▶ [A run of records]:
# # # # # # #

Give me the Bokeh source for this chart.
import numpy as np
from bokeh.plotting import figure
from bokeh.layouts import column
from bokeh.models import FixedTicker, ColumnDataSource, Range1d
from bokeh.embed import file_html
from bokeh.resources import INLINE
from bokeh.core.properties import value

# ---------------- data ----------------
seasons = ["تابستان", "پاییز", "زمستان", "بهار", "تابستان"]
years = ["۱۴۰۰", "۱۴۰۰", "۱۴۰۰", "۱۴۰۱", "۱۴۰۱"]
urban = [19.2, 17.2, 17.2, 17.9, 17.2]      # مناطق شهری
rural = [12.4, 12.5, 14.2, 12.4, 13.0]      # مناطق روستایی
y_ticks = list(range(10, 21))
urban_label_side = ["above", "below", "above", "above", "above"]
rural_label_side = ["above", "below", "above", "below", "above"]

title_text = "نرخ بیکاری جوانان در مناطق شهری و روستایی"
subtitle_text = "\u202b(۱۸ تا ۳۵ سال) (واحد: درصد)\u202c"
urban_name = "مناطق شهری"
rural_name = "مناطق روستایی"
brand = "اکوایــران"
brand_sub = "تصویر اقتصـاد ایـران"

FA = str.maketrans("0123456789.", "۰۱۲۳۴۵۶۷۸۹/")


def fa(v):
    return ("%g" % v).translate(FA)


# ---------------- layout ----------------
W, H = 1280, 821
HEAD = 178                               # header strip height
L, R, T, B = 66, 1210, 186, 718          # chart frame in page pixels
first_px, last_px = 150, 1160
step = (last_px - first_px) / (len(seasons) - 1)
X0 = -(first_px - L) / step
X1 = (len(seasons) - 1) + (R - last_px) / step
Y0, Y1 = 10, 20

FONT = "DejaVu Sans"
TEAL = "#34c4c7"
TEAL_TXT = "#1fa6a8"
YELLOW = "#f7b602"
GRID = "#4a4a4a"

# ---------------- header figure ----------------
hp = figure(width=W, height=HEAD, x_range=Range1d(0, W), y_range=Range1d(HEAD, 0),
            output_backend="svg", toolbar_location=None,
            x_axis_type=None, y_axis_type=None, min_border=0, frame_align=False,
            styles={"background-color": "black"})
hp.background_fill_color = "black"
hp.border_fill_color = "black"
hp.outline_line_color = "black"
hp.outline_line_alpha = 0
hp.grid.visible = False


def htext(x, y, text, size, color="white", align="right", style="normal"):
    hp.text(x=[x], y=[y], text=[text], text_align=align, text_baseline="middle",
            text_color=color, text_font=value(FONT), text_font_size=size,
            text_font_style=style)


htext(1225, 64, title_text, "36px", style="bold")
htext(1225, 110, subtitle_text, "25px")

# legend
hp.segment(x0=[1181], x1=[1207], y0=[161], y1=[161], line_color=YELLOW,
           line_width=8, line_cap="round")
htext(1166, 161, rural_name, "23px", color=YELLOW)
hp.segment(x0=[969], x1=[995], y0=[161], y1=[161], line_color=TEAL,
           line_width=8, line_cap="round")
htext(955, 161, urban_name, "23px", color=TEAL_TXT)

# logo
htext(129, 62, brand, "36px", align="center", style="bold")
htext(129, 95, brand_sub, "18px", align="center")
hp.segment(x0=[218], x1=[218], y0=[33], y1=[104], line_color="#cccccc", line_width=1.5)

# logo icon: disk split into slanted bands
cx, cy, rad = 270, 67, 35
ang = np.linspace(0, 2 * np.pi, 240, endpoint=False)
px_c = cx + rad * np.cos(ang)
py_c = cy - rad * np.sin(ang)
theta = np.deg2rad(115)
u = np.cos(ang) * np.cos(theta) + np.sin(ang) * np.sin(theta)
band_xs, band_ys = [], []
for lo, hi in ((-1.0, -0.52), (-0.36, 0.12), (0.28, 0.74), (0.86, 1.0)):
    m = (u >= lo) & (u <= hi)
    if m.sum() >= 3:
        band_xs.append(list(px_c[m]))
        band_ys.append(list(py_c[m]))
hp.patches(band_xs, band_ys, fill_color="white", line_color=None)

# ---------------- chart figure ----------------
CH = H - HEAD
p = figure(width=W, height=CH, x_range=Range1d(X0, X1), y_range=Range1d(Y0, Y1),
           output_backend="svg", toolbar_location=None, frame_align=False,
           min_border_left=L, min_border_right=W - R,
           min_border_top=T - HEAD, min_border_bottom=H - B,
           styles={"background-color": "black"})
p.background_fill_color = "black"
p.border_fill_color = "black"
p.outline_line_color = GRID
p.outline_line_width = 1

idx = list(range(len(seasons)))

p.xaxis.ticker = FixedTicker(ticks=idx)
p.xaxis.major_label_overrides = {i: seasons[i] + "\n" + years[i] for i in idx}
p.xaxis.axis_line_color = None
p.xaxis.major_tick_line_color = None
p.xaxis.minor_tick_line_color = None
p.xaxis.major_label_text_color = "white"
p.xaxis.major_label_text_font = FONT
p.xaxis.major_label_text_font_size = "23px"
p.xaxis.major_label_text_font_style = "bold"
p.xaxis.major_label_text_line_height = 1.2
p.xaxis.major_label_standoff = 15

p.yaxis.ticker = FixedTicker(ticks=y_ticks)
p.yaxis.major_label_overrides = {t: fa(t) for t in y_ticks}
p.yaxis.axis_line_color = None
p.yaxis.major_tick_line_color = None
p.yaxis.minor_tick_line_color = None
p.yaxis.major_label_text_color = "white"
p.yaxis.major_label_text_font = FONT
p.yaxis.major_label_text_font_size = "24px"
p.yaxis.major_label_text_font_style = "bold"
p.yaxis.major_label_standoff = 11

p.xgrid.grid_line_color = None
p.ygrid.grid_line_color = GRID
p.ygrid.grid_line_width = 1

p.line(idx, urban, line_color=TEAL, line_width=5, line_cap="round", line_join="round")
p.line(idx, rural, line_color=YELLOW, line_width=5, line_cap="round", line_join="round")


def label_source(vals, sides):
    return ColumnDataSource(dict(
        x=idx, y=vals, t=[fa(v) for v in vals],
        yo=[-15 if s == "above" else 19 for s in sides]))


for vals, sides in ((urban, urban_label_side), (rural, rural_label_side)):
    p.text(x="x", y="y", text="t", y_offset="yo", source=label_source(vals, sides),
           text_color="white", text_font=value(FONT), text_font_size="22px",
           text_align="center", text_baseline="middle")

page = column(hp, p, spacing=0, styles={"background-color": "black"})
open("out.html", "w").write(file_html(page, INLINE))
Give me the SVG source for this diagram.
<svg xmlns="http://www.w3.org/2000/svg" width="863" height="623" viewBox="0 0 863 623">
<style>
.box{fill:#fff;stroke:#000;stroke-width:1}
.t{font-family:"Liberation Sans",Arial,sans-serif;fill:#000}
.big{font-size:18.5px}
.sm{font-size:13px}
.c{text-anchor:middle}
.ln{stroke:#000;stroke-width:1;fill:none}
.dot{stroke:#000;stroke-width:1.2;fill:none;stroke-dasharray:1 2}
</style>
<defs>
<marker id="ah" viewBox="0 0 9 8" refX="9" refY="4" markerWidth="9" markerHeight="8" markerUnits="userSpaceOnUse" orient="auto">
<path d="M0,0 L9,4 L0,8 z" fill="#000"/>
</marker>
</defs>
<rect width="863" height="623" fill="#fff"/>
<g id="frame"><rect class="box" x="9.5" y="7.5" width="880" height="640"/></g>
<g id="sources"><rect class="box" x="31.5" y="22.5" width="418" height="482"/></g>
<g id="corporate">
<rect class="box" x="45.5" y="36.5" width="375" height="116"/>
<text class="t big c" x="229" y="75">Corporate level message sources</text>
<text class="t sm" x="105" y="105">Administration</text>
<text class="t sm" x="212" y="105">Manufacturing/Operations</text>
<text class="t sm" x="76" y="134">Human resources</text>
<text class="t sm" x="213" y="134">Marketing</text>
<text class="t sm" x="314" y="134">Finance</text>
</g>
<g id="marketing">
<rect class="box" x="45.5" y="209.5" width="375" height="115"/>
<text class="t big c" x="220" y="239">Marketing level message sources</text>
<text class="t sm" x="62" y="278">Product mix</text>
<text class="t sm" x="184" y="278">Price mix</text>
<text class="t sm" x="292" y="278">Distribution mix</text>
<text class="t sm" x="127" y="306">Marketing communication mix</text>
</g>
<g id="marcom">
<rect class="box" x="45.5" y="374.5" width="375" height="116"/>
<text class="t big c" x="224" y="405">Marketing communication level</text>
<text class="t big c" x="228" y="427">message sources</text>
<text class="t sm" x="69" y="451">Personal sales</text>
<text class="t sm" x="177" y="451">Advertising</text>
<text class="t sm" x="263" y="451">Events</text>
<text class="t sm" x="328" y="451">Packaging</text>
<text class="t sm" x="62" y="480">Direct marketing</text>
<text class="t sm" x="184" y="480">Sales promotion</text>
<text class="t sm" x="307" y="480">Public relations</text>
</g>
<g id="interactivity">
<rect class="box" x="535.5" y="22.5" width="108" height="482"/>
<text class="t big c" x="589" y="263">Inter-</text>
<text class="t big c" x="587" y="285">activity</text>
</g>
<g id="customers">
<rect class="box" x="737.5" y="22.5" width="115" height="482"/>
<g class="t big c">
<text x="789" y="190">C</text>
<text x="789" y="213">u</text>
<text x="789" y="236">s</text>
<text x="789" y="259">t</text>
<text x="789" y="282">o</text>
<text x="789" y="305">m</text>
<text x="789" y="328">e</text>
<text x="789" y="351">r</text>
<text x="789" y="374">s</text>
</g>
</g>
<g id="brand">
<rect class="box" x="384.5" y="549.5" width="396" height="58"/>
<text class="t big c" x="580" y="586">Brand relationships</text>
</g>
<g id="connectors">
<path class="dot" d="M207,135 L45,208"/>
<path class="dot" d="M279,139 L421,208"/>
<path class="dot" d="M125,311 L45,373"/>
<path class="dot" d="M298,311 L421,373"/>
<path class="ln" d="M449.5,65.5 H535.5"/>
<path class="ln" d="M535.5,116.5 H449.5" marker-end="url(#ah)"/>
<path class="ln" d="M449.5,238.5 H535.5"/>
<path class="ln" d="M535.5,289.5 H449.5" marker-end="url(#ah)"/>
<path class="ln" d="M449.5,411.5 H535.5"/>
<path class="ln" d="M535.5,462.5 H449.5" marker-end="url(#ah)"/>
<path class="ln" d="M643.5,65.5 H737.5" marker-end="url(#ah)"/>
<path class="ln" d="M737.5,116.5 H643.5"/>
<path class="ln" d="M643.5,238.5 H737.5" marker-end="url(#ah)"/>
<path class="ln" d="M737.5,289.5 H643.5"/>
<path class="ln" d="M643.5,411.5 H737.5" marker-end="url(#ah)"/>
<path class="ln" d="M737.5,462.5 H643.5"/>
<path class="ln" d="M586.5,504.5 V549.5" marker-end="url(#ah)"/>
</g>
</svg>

# # # # # # #

Extract exactly the leading lines of the data, stopping at and including the line with "from bokeh.core.properties import value".

▶ [Task answer]:
Give me the Bokeh source for this chart.
import numpy as np
from bokeh.plotting import figure
from bokeh.layouts import column
from bokeh.models import FixedTicker, ColumnDataSource, Range1d
from bokeh.embed import file_html
from bokeh.resources import INLINE
from bokeh.core.properties import value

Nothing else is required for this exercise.